### Given information

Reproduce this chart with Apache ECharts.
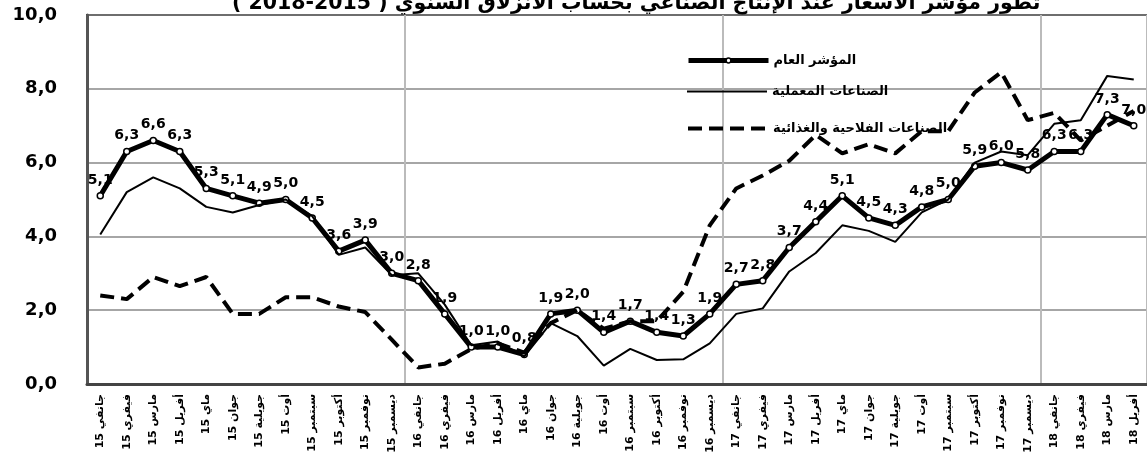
<!DOCTYPE html>
<html lang="ar">
<head>
  <meta charset="utf-8">
</head>
<body style="margin: 0">
  <div id="container" style="width: 1147px; height: 459px"></div>

  <script type="text/javascript" src="https://fastly.jsdelivr.net/npm/echarts@6.0.0/dist/echarts.min.js"></script>

  <script type="text/javascript">
    var dom = document.getElementById('container');
    var myChart = echarts.init(dom, null, { renderer: 'canvas' });
    var option;

    const FONT = 'DejaVu Sans';

    const categories = [
      '15 جانفي', '15 فيفري', '15 مارس', '15 أفريل', '15 ماي', '15 جوان',
      '15 جويلية', '15 أوت', '15 سبتمبر', '15 أكتوبر', '15 نوفمبر', '15 ديسمبر',
      '16 جانفي', '16 فيفري', '16 مارس', '16 أفريل', '16 ماي', '16 جوان',
      '16 جويلية', '16 أوت', '16 سبتمبر', '16 أكتوبر', '16 نوفمبر', '16 ديسمبر',
      '17 جانفي', '17 فيفري', '17 مارس', '17 أفريل', '17 ماي', '17 جوان',
      '17 جويلية', '17 أوت', '17 سبتمبر', '17 أكتوبر', '17 نوفمبر', '17 ديسمبر',
      '18 جانفي', '18 فيفري', '18 مارس', '18 أفريل'
    ];

    const seriesNames = ['المؤشر العام', 'الصناعات المعملية', 'الصناعات الفلاحية والغذائية'];

    // المؤشر العام
    const general = [
      5.1, 6.3, 6.6, 6.3, 5.3, 5.1, 4.9, 5.0, 4.5, 3.6, 3.9, 3.0,
      2.8, 1.9, 1.0, 1.0, 0.8, 1.9, 2.0, 1.4, 1.7, 1.4, 1.3, 1.9,
      2.7, 2.8, 3.7, 4.4, 5.1, 4.5, 4.3, 4.8, 5.0, 5.9, 6.0, 5.8,
      6.3, 6.3, 7.3, 7.0
    ];
    // الصناعات المعملية
    const manufacturing = [
      4.05, 5.2, 5.6, 5.3, 4.8, 4.65, 4.85, 5.0, 4.55, 3.5, 3.7, 2.95,
      3.0, 2.15, 1.05, 1.15, 0.75, 1.65, 1.3, 0.5, 0.95, 0.65, 0.67, 1.1,
      1.9, 2.05, 3.05, 3.55, 4.3, 4.15, 3.85, 4.65, 5.0, 6.0, 6.3, 6.2,
      7.05, 7.15, 8.35, 8.25
    ];
    // الصناعات الفلاحية والغذائية
    const agrifood = [
      2.4, 2.3, 2.9, 2.65, 2.9, 1.9, 1.9, 2.35, 2.35, 2.1, 1.95, 1.2,
      0.45, 0.55, 0.95, 1.1, 0.85, 1.65, 2.0, 1.5, 1.7, 1.7, 2.5, 4.3,
      5.3, 5.65, 6.05, 6.75, 6.25, 6.5, 6.25, 6.85, 6.85, 7.9, 8.45, 7.15,
      7.35, 6.6, 7.0, 7.4
    ];

    const yTickLabels = ['0,0', '2,0', '4,0', '6,0', '8,0', '10,0'];

    const titleText = '( 2018-2015 ) تطور مؤشر الأسعار عند الإنتاج الصناعي بحساب الانزلاق السنوي';

    function legendBox(name, top, width, type, iconH, withSymbol) {
      return {
        data: [name],
        orient: 'vertical',
        left: 686,
        top: top,
        padding: 0,
        itemWidth: 80,
        itemHeight: iconH,
        itemGap: 0,
        selectedMode: false,
        itemStyle: withSymbol
          ? { color: '#fff', borderColor: '#000', borderWidth: 1.5 }
          : { color: 'rgba(0,0,0,0)', borderWidth: 0 },
        lineStyle: { width: width, type: type, color: '#000' },
        textStyle: { fontFamily: FONT, fontWeight: 'bold', fontSize: 13, color: '#000' }
      };
    }

    option = {
      animation: false,
      backgroundColor: '#fff',
      textStyle: { fontFamily: FONT },
      title: {
        text: titleText,
        left: 232,
        top: -7,
        padding: 0,
        textStyle: { fontFamily: FONT, fontWeight: 'bold', fontSize: 20.5, color: '#000' }
      },
      legend: [
        legendBox(seriesNames[0], 54, 5, 'solid', 6, true),
        legendBox(seriesNames[1], 85, 2, 'solid', 14, false),
        legendBox(seriesNames[2], 122, 4, [14, 7], 14, false)
      ],
      grid: {
        left: 87,
        top: 15,
        width: 1064,
        height: 369,
        show: true,
        borderColor: '#222',
        borderWidth: 2
      },
      xAxis: {
        type: 'category',
        data: categories,
        boundaryGap: true,
        axisLine: { lineStyle: { color: '#444', width: 3 } },
        axisTick: { show: false },
        splitLine: {
          show: true,
          interval: function (idx) { return idx % 12 === 0; },
          lineStyle: { color: '#bbb', width: 2 }
        },
        axisLabel: {
          interval: 0,
          rotate: 90,
          margin: 10,
          fontFamily: FONT,
          fontWeight: 'bold',
          fontSize: 11,
          color: '#000'
        }
      },
      yAxis: {
        type: 'value',
        min: 0,
        max: 10,
        interval: 2,
        axisLine: { show: true, lineStyle: { color: '#555', width: 3 } },
        axisTick: { show: false },
        splitLine: { lineStyle: { color: '#888', width: 1.5 } },
        axisLabel: {
          margin: 30,
          fontFamily: FONT,
          fontWeight: 'bold',
          fontSize: 18,
          color: '#000',
          formatter: function (v) { return yTickLabels[Math.round(v / 2)]; }
        }
      },
      series: [
        {
          name: seriesNames[0],
          type: 'line',
          data: general,
          symbol: 'circle',
          symbolSize: 6,
          itemStyle: { color: '#fff', borderColor: '#000', borderWidth: 1.5 },
          lineStyle: { color: '#000', width: 5 },
          label: {
            show: true,
            position: 'top',
            distance: 5,
            fontFamily: FONT,
            fontWeight: 'bold',
            fontSize: 14,
            color: '#000',
            formatter: function (p) { return p.value.toFixed(1).replace('.', ','); }
          },
          z: 3
        },
        {
          name: seriesNames[1],
          type: 'line',
          data: manufacturing,
          showSymbol: false,
          symbol: 'none',
          itemStyle: { color: '#000' },
          lineStyle: { color: '#000', width: 2 },
          z: 4
        },
        {
          name: seriesNames[2],
          type: 'line',
          data: agrifood,
          showSymbol: false,
          symbol: 'none',
          itemStyle: { color: '#000' },
          lineStyle: { color: '#000', width: 4, type: [14, 7] },
          z: 5
        }
      ]
    };

    myChart.setOption(option);
  </script>
</body>
</html>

######

Short exercise>
Repeat the material verbatim. Do not carry over any picture.

Answer to the task>
Reproduce this chart with Apache ECharts.
<!DOCTYPE html>
<html lang="ar">
<head>
  <meta charset="utf-8">
</head>
<body style="margin: 0">
  <div id="container" style="width: 1147px; height: 459px"></div>

  <script type="text/javascript" src="https://fastly.jsdelivr.net/npm/echarts@6.0.0/dist/echarts.min.js"></script>

  <script type="text/javascript">
    var dom = document.getElementById('container');
    var myChart = echarts.init(dom, null, { renderer: 'canvas' });
    var option;

    const FONT = 'DejaVu Sans';

    const categories = [
      '15 جانفي', '15 فيفري', '15 مارس', '15 أفريل', '15 ماي', '15 جوان',
      '15 جويلية', '15 أوت', '15 سبتمبر', '15 أكتوبر', '15 نوفمبر', '15 ديسمبر',
      '16 جانفي', '16 فيفري', '16 مارس', '16 أفريل', '16 ماي', '16 جوان',
      '16 جويلية', '16 أوت', '16 سبتمبر', '16 أكتوبر', '16 نوفمبر', '16 ديسمبر',
      '17 جانفي', '17 فيفري', '17 مارس', '17 أفريل', '17 ماي', '17 جوان',
      '17 جويلية', '17 أوت', '17 سبتمبر', '17 أكتوبر', '17 نوفمبر', '17 ديسمبر',
      '18 جانفي', '18 فيفري', '18 مارس', '18 أفريل'
    ];

    const seriesNames = ['المؤشر العام', 'الصناعات المعملية', 'الصناعات الفلاحية والغذائية'];

    // المؤشر العام
    const general = [
      5.1, 6.3, 6.6, 6.3, 5.3, 5.1, 4.9, 5.0, 4.5, 3.6, 3.9, 3.0,
      2.8, 1.9, 1.0, 1.0, 0.8, 1.9, 2.0, 1.4, 1.7, 1.4, 1.3, 1.9,
      2.7, 2.8, 3.7, 4.4, 5.1, 4.5, 4.3, 4.8, 5.0, 5.9, 6.0, 5.8,
      6.3, 6.3, 7.3, 7.0
    ];
    // الصناعات المعملية
    const manufacturing = [
      4.05, 5.2, 5.6, 5.3, 4.8, 4.65, 4.85, 5.0, 4.55, 3.5, 3.7, 2.95,
      3.0, 2.15, 1.05, 1.15, 0.75, 1.65, 1.3, 0.5, 0.95, 0.65, 0.67, 1.1,
      1.9, 2.05, 3.05, 3.55, 4.3, 4.15, 3.85, 4.65, 5.0, 6.0, 6.3, 6.2,
      7.05, 7.15, 8.35, 8.25
    ];
    // الصناعات الفلاحية والغذائية
    const agrifood = [
      2.4, 2.3, 2.9, 2.65, 2.9, 1.9, 1.9, 2.35, 2.35, 2.1, 1.95, 1.2,
      0.45, 0.55, 0.95, 1.1, 0.85, 1.65, 2.0, 1.5, 1.7, 1.7, 2.5, 4.3,
      5.3, 5.65, 6.05, 6.75, 6.25, 6.5, 6.25, 6.85, 6.85, 7.9, 8.45, 7.15,
      7.35, 6.6, 7.0, 7.4
    ];

    const yTickLabels = ['0,0', '2,0', '4,0', '6,0', '8,0', '10,0'];

    const titleText = '( 2018-2015 ) تطور مؤشر الأسعار عند الإنتاج الصناعي بحساب الانزلاق السنوي';

    function legendBox(name, top, width, type, iconH, withSymbol) {
      return {
        data: [name],
        orient: 'vertical',
        left: 686,
        top: top,
        padding: 0,
        itemWidth: 80,
        itemHeight: iconH,
        itemGap: 0,
        selectedMode: false,
        itemStyle: withSymbol
          ? { color: '#fff', borderColor: '#000', borderWidth: 1.5 }
          : { color: 'rgba(0,0,0,0)', borderWidth: 0 },
        lineStyle: { width: width, type: type, color: '#000' },
        textStyle: { fontFamily: FONT, fontWeight: 'bold', fontSize: 13, color: '#000' }
      };
    }

    option = {
      animation: false,
      backgroundColor: '#fff',
      textStyle: { fontFamily: FONT },
      title: {
        text: titleText,
        left: 232,
        top: -7,
        padding: 0,
        textStyle: { fontFamily: FONT, fontWeight: 'bold', fontSize: 20.5, color: '#000' }
      },
      legend: [
        legendBox(seriesNames[0], 54, 5, 'solid', 6, true),
        legendBox(seriesNames[1], 85, 2, 'solid', 14, false),
        legendBox(seriesNames[2], 122, 4, [14, 7], 14, false)
      ],
      grid: {
        left: 87,
        top: 15,
        width: 1064,
        height: 369,
        show: true,
        borderColor: '#222',
        borderWidth: 2
      },
      xAxis: {
        type: 'category',
        data: categories,
        boundaryGap: true,
        axisLine: { lineStyle: { color: '#444', width: 3 } },
        axisTick: { show: false },
        splitLine: {
          show: true,
          interval: function (idx) { return idx % 12 === 0; },
          lineStyle: { color: '#bbb', width: 2 }
        },
        axisLabel: {
          interval: 0,
          rotate: 90,
          margin: 10,
          fontFamily: FONT,
          fontWeight: 'bold',
          fontSize: 11,
          color: '#000'
        }
      },
      yAxis: {
        type: 'value',
        min: 0,
        max: 10,
        interval: 2,
        axisLine: { show: true, lineStyle: { color: '#555', width: 3 } },
        axisTick: { show: false },
        splitLine: { lineStyle: { color: '#888', width: 1.5 } },
        axisLabel: {
          margin: 30,
          fontFamily: FONT,
          fontWeight: 'bold',
          fontSize: 18,
          color: '#000',
          formatter: function (v) { return yTickLabels[Math.round(v / 2)]; }
        }
      },
      series: [
        {
          name: seriesNames[0],
          type: 'line',
          data: general,
          symbol: 'circle',
          symbolSize: 6,
          itemStyle: { color: '#fff', borderColor: '#000', borderWidth: 1.5 },
          lineStyle: { color: '#000', width: 5 },
          label: {
            show: true,
            position: 'top',
            distance: 5,
            fontFamily: FONT,
            fontWeight: 'bold',
            fontSize: 14,
            color: '#000',
            formatter: function (p) { return p.value.toFixed(1).replace('.', ','); }
          },
          z: 3
        },
        {
          name: seriesNames[1],
          type: 'line',
          data: manufacturing,
          showSymbol: false,
          symbol: 'none',
          itemStyle: { color: '#000' },
          lineStyle: { color: '#000', width: 2 },
          z: 4
        },
        {
          name: seriesNames[2],
          type: 'line',
          data: agrifood,
          showSymbol: false,
          symbol: 'none',
          itemStyle: { color: '#000' },
          lineStyle: { color: '#000', width: 4, type: [14, 7] },
          z: 5
        }
      ]
    };

    myChart.setOption(option);
  </script>
</body>
</html>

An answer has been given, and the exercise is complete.